The semantic segmentation task is a basic task in the field of Mobile
Edge Computing, which requires the classification of each pixel in the
image, which has higher requirements for classification accuracy than
the image classification task. Fine-grained classification tasks
requires more detailed information, in addition to classifying according
to the semantic information and spatial information of each pixel unit
and the surrounding pixels, it is also necessary to distinguish from
adjacent pixels, which is one of the main difficulties of the current
segmentation task. However, high-resolution input images can bring more
detailed information, but they are often accompanied by expensive
computing costs, so smaller resolution images will be put in practical
applications to ensure computing speed. As another task of computer
vision, super-resolution recovery focuses on extracting information from
low-resolution pictures and reasoning into higher-resolution feature
maps. Its recovered detail features contribute to the high-precision
classification of semantic segmentation tasks.
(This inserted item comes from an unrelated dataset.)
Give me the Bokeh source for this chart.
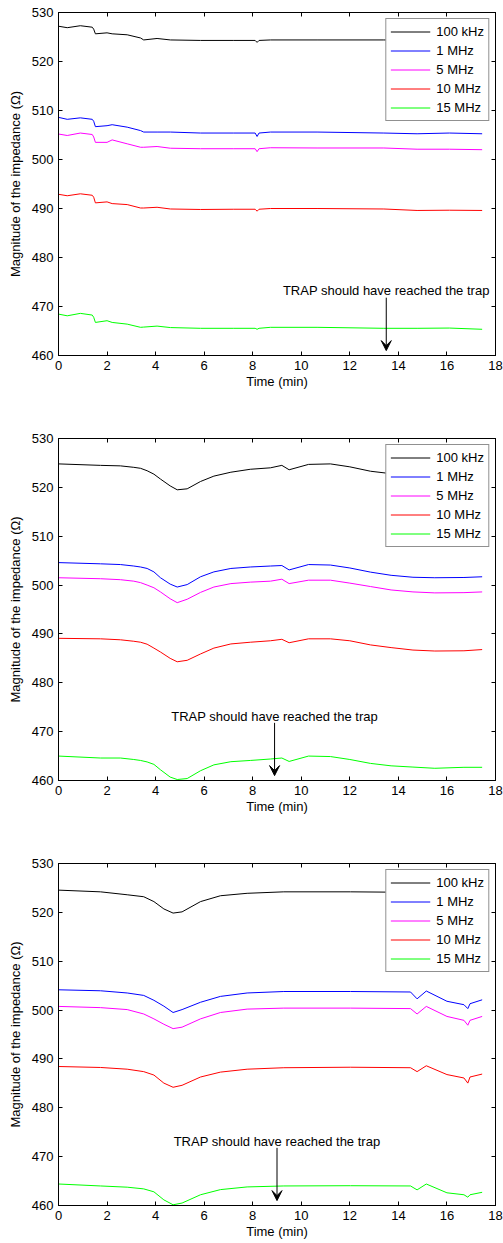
from bokeh.plotting import figure
from bokeh.models import (Range1d, LinearAxis, FixedTicker, Arrow, VeeHead, Label,
                          Legend, LegendItem)
from bokeh.layouts import column
from bokeh.embed import file_html
from bokeh.resources import INLINE

# ---------------- data ----------------
series_names = ["100 kHz", "1 MHz", "5 MHz", "10 MHz", "15 MHz"]
series_colors = ["#000000", "#0000ff", "#ff00ff", "#ff0000", "#00ff00"]

x_ticks = [0, 2, 4, 6, 8, 10, 12, 14, 16, 18]
y_ticks = [460, 470, 480, 490, 500, 510, 520, 530]

# Panel 1
t1 = [0.0, 0.36, 0.9, 1.39, 1.45, 1.52, 2.0, 2.21, 2.83, 3.38, 3.51, 4.06, 4.61, 5.85,
      7.22, 8.1, 8.18, 8.26, 8.73, 10.65, 13.4, 14.77, 16.1, 17.45]
p1_100k = [527.2, 526.9, 527.3, 527.0, 526.6, 525.65, 525.85, 525.65, 525.45, 524.8, 524.4, 524.7,
           524.4, 524.3, 524.3, 524.3, 523.9, 524.3, 524.4, 524.4, 524.4, 524.3, 524.3, 524.2]
p1_1M = [508.6, 508.2, 508.5, 508.2, 507.8, 506.7, 506.9, 507.1, 506.6, 505.9, 505.6, 505.6,
         505.6, 505.4, 505.4, 505.4, 504.7, 505.4, 505.6, 505.6, 505.4, 505.25, 505.4, 505.25]
p1_5M = [505.2, 504.9, 505.4, 505.1, 504.6, 503.5, 503.5, 504.0, 503.2, 502.5, 502.5, 502.65,
         502.3, 502.2, 502.2, 502.2, 501.6, 502.2, 502.4, 502.35, 502.35, 502.1, 502.1, 502.0]
p1_10M = [492.9, 492.6, 493.0, 492.7, 492.3, 491.15, 491.35, 491.0, 490.8, 490.1, 490.1, 490.25,
          489.9, 489.8, 489.85, 489.85, 489.45, 489.85, 490.0, 490.0, 489.9, 489.6, 489.65, 489.6]
p1_15M = [468.45, 468.1, 468.6, 468.25, 467.8, 466.75, 467.1, 466.75, 466.4, 465.75, 465.8, 466.0,
          465.7, 465.55, 465.55, 465.55, 465.35, 465.55, 465.75, 465.75, 465.55, 465.55, 465.6, 465.35]

# Panel 2
t2 = [0.0, 1.73, 2.55, 3.1, 3.38, 3.65, 3.93, 4.2, 4.6, 4.89, 5.3, 5.85, 6.4, 7.1, 7.9, 8.73,
      9.2, 9.5, 10.3, 11.2, 12.0, 12.85, 13.7, 14.6, 15.5, 16.7, 17.45]
p2_100k = [524.8, 524.5, 524.4, 524.1, 523.9, 523.4, 522.7, 521.7, 520.3, 519.5, 519.7, 521.2,
           522.3, 523.1, 523.7, 524.0, 524.5, 523.6, 524.7, 524.8, 524.2, 523.3, 522.8, 522.4,
           522.2, 522.3, 522.4]
p2_1M = [504.6, 504.35, 504.2, 503.9, 503.7, 503.4, 502.7, 501.5, 500.2, 499.6, 500.1, 501.7,
         502.7, 503.4, 503.7, 503.9, 504.0, 503.1, 504.2, 504.1, 503.5, 502.65, 502.0, 501.6,
         501.5, 501.55, 501.7]
p2_5M = [501.5, 501.3, 501.1, 500.8, 500.5, 500.0, 499.45, 498.6, 497.2, 496.4, 497.1, 498.5,
         499.6, 500.3, 500.6, 500.8, 501.2, 500.3, 501.0, 501.0, 500.4, 499.7, 499.0, 498.6,
         498.4, 498.45, 498.6]
p2_10M = [489.1, 489.0, 488.8, 488.5, 488.3, 487.9, 487.1, 486.3, 485.0, 484.3, 484.6, 485.9,
          487.1, 487.95, 488.3, 488.6, 488.9, 488.2, 489.0, 489.0, 488.6, 487.75, 487.2, 486.7,
          486.5, 486.55, 486.8]
p2_15M = [465.0, 464.6, 464.6, 464.3, 464.1, 463.8, 463.3, 462.2, 460.7, 460.2, 460.4, 462.0,
          463.2, 463.85, 464.1, 464.4, 464.6, 463.9, 465.0, 464.9, 464.3, 463.5, 463.0, 462.75,
          462.5, 462.7, 462.7]

# Panel 3
t3 = [0.0, 1.73, 2.83, 3.51, 3.93, 4.34, 4.72, 5.09, 5.85, 6.67, 7.77, 9.28, 12.03, 14.5,
      14.77, 15.15, 16.0, 16.7, 16.86, 16.95, 17.45]
p3_100k = [524.55, 524.2, 523.6, 523.2, 522.2, 520.7, 519.85, 520.1, 522.2, 523.4, 523.9, 524.2,
           524.2, 524.1, 523.1, 524.1, 523.2, 522.7, 522.0, 522.6, 522.9]
p3_1M = [504.15, 503.95, 503.5, 503.0, 502.0, 500.8, 499.5, 500.1, 501.6, 502.8, 503.5, 503.8,
         503.8, 503.7, 502.3, 503.9, 501.8, 501.1, 500.3, 501.3, 502.1]
p3_5M = [500.75, 500.5, 500.1, 499.2, 498.2, 497.1, 496.2, 496.5, 498.2, 499.5, 500.2, 500.4,
         500.4, 500.3, 499.2, 500.75, 498.7, 497.9, 496.9, 497.9, 498.7]
p3_10M = [488.45, 488.25, 487.9, 487.4, 486.7, 485.05, 484.2, 484.6, 486.3, 487.3, 487.9, 488.2,
          488.3, 488.2, 487.4, 488.6, 486.8, 486.1, 485.05, 486.3, 486.9]
p3_15M = [464.4, 464.0, 463.75, 463.4, 462.8, 461.15, 460.15, 460.5, 462.2, 463.25, 463.8, 464.0,
          464.05, 464.0, 463.2, 464.4, 462.6, 462.2, 461.7, 462.2, 462.7]

trap_times = [13.5, 8.9, 9.0]
trap_text = "TRAP should have reached the trap"

FONT = "Liberation Sans"


def style_axis(ax, ticks, show_labels=True):
    ax.ticker = FixedTicker(ticks=ticks)
    ax.major_tick_in = 4
    ax.major_tick_out = 0
    ax.minor_tick_in = 0
    ax.minor_tick_out = 0
    ax.axis_line_color = "#000000"
    ax.major_tick_line_color = "#000000"
    ax.major_label_text_font = FONT
    if show_labels:
        ax.major_label_text_color = "#000000"
        ax.major_label_text_font_size = "13px"
        ax.major_label_standoff = 5
    else:
        # tick marks only (box-style frame), no labels drawn
        ax.major_label_text_color = None
        ax.major_label_text_font_size = "1px"
        ax.major_label_standoff = 0


def make_panel(t, ys, trap_x, height, top, bottom):
    p = figure(width=503, height=height, output_backend="svg", toolbar_location=None,
               x_range=Range1d(0, 18), y_range=Range1d(460, 530),
               min_border_left=58, min_border_right=8,
               min_border_top=top, min_border_bottom=bottom)
    p.xgrid.visible = False
    p.ygrid.visible = False
    p.outline_line_color = "#000000"
    p.background_fill_color = "white"
    p.border_fill_color = "white"

    items = []
    for name, color, y in zip(series_names, series_colors, ys):
        r = p.line(t, y, line_color=color, line_width=1)
        items.append(LegendItem(label=name, renderers=[r]))

    style_axis(p.xaxis[0], x_ticks)
    style_axis(p.yaxis[0], y_ticks)
    p.xaxis[0].axis_label = "Time (min)"
    p.yaxis[0].axis_label = "Magnitude of the impedance (\u03a9)"
    for ax in (p.xaxis[0], p.yaxis[0]):
        ax.axis_label_text_font = FONT
        ax.axis_label_text_font_size = "13px"
        ax.axis_label_text_font_style = "normal"
        ax.axis_label_text_color = "#000000"
    p.xaxis[0].axis_label_standoff = 1
    p.yaxis[0].axis_label_standoff = 6

    top_ax = LinearAxis()
    right_ax = LinearAxis()
    style_axis(top_ax, x_ticks, show_labels=False)
    style_axis(right_ax, y_ticks, show_labels=False)
    p.add_layout(top_ax, "above")
    p.add_layout(right_ax, "right")

    lg = Legend(items=items, location="top_right", margin=6, padding=4, spacing=2,
                glyph_width=40, glyph_height=17, label_height=16, label_standoff=6,
                label_text_font=FONT, label_text_font_size="13px",
                label_text_color="#000000", border_line_color="#222222",
                border_line_width=1, background_fill_color="white",
                background_fill_alpha=1.0)
    p.add_layout(lg, "center")

    p.add_layout(Label(x=trap_x, y=473.2, text=trap_text, text_align="center",
                       text_baseline="middle", text_font=FONT, text_font_size="13px",
                       text_color="#000000"))
    p.add_layout(Arrow(end=VeeHead(size=10, fill_color="black", line_color="black"),
                       x_start=trap_x, y_start=471.8, x_end=trap_x, y_end=461.0,
                       line_color="black", line_width=1))
    return p


p1 = make_panel(t1, [p1_100k, p1_1M, p1_5M, p1_10M, p1_15M], trap_times[0], 425, 12, 70)
p2 = make_panel(t2, [p2_100k, p2_1M, p2_5M, p2_10M, p2_15M], trap_times[1], 425, 13, 70)
p3 = make_panel(t3, [p3_100k, p3_1M, p3_5M, p3_10M, p3_15M], trap_times[2], 393, 13, 38)

layout = column(p1, p2, p3)
open("out.html", "w").write(file_html(layout, INLINE))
Considering the
complementarity of the two tasks, considering the use of transformer as
a feature extractor, the design algorithm realizes semantic segmentation
and super-resolution recovery tasks at the same time, multi-task
learning can ensure that the backbone network obtains more common
high-dimensional information, and then we use the results of
super-resolution recovery branches to guide the semantic segmentation
task to provide more detailed information and finally obtain an
effective improvement on the original baseline.